A Hybrid Deep Learning Model Based on Local and Global Features for Amazon Product Reviews: An Optimal ALBERT-Cascade CNN Approach


Creative Commons License

Abbas I. M., Atacak İ., Toklu S., Barışçı N., Doğru İ. A.

Applied Sciences, cilt.16, sa.1, ss.1-22, 2025 (SCI-Expanded, Scopus)
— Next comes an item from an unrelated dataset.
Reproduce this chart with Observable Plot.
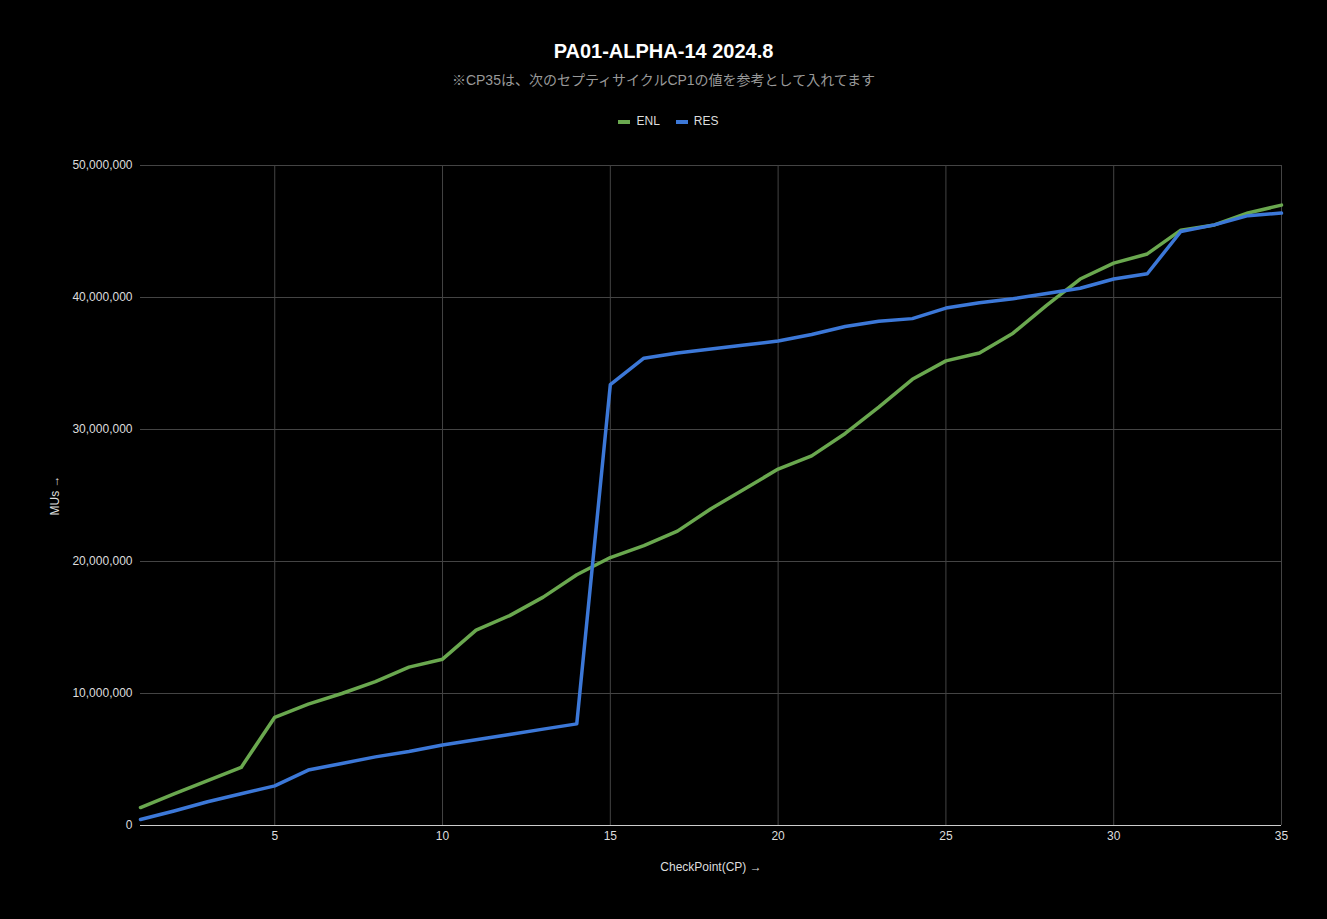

  • Yayın Türü: Makale / Tam Makale
  • Cilt numarası: 16 Sayı: 1
  • Basım Tarihi: 2025
  • Doi Numarası: 10.3390/app16010025
  • Dergi Adı: Applied Sciences
  • Derginin Tarandığı İndeksler: Scopus, Science Citation Index Expanded (SCI-EXPANDED)
  • Sayfa Sayıları: ss.1-22
  • Açık Arşiv Koleksiyonu: AVESİS Açık Erişim Koleksiyonu
  • Gazi Üniversitesi Adresli: Evet

Özet

Natural Language Processing (NLP) is a valuable technology and business topic as it helps turn data into useful information with the spread of digital information. Nevertheless, there are some difficulties in its use, including the language’s complexity and the data quality. To address these challenges, in this study, the researchers first performed a series of ablation experiments on 14 models derived from various variations in Deep Learning (DL) methods, including A Lite BERT (ALBERT) together with Convolutional Neural Networks (CNNs), Long Short-Term Memory (LSTM), Bidirectional LSTM (BiLSTM), Max Pooling layer, and attention mechanism. Subsequently, they proposed an ALBERT-cascaded CNN hybrid model as an effective method to overcome the related challenges by evaluating the performance results obtained from these models. In the proposed model, a transformer architecture with parallel processing capability for both word and subword tokenization is used in addition to creating contextualized word embeddings. Local and global feature extraction was also performed using two 1-D CNN blocks before classification to improve the model performance. The model was optimized using an advanced hyperparameter optimization tool called OPTUNA. The findings of the experiment conducted with the proposed model were obtained based on Amazon Fashion 2023 data under 5-fold cross-validation conditions. The experimental results demonstrate that the proposed hybrid model exhibits good performance with average scores of 0.9308 (accuracy), 0.9296 (F1 score), 0.9412 (precision), 0.9182 (recall), and 0.9797 (AUC) in the validation dataset, and scores of 0.9313, 0.9305, 0.9414, 0.9199, and 0.9800 in the test dataset. In addition, comparisons of the model with models in studies using similar datasets support the experimental results and reveal that it can be used as a competitive approach for solving the problems encountered in the NLP field.